In 3D object detection from heterogeneous sensors, SFF blocks address challenges of feature misalignment, semantic paucity in geometry, and information redundancy. Examples include explicit voxel/feature enhancement modules bidirectionally transferring semantic and spatial cues (BiCo-Fusion (Song et al., 27 Jun 2024)), and simple voxel–image sampling fusion blocks for radar-camera co-perception (SFF in MSSF (Liu et al., 22 Nov 2024)).

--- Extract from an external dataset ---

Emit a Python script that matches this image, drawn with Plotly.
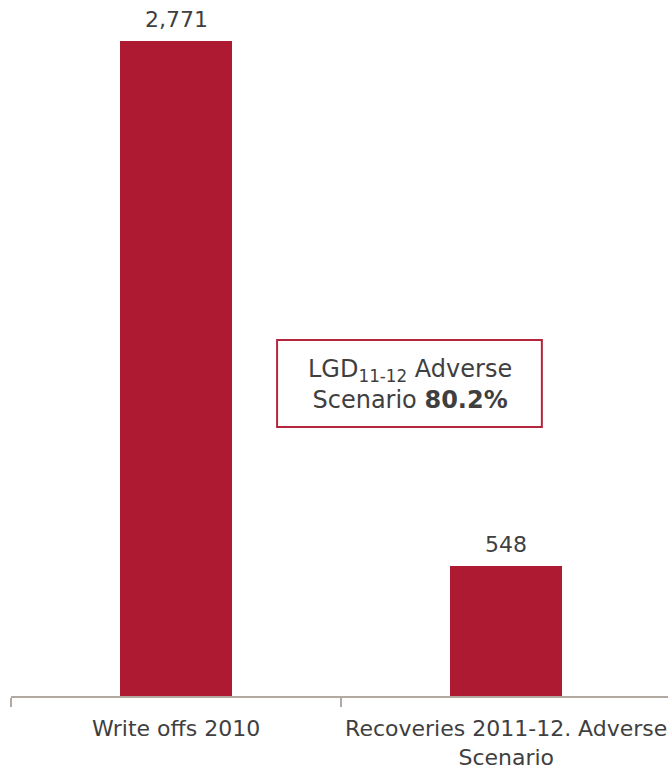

5. Comparative Perspective and Impact

The field has transitioned from early, naïve additive schemes to advanced, content-aware modules that explicitly model the semantic–spatial domain gap or modality heterogeneity. Advantages of SFF blocks include:

Substantial performance improvements over fixed fusion strategies (e.g., +4.0% mean IoU in ExFuse, up to +7.0% mAP in 3D detection (Liu et al., 22 Nov 2024)).
Improved representation of small, challenging, or ambiguous objects through selective region-wise feature protection or soft weighting.
Enhanced parameter efficiency with adaptively learned fusion, as in dual-branch architectures that reduce network size by 65% while improving segmentation (Huang et al., 31 Jul 2024).
Robustness to missing data and domain shifts, critical for real-world multimodal perception.

A persistent theme is that performance gains derive from architectures that integrate not only the raw features but also learned, context-dependent cues about what information to preserve, modulate, or suppress during fusion.

6. Implementation Considerations and Limitations

While SFF blocks are generally modular and compatible with major backbones (e.g., U-Net, ResNet, Transformer encoders), several design choices impact their efficacy:

Auxiliary supervision stage(s): Deeply-supervised auxiliary heads are often removed at inference, yet significantly impact training representations.
Attention and gating parameters: Softmax normalization, Gumbel-Softmax sampling ratios, or adaptive weight schedules must balance selectivity and information preservation.
Computational overhead: Advanced cross-attention or multi-branch structures can increase computational cost and memory usage, especially for large-scale dense prediction tasks.
Information bottleneck calibration: In applications involving compression or communication (e.g., semantic communication (Gong et al., 31 Jan 2024)), IB regularization terms require careful tuning to avoid information under- or over-compression.

Limitations are inherent in available supervision (e.g., superpixel prior cues may be suboptimal in domains with fuzzy object borders), and SFF efficacy can be bounded by the quality of upstream feature extraction or alignment.

7. Impact and Outlook

Semantic-Aware Feature Fusion blocks have become foundational in state-of-the-art systems for semantic segmentation, multi-modal perception, image fusion, remote sensing captioning, and beyond. The trend is toward ever more adaptive, attention-driven, and contextually guided fusion architectures capable of:

Bridging semantic and spatial gaps across network depths and domains,
Addressing multi-modal heterogeneity and misalignment,
Enabling domain transfer and robustness in real-world settings,
Operating efficiently with minimal parameter overhead.

Current research continues to iterate on SFF design, exploring dynamic weighting, graph-based context integration, and deep task-level coupling (as in multi-task MAFS networks (Wang et al., 15 Sep 2025)). These modules are broadly applicable and are likely to remain a core architectural component as vision and perception tasks grow more open-ended and data-diverse.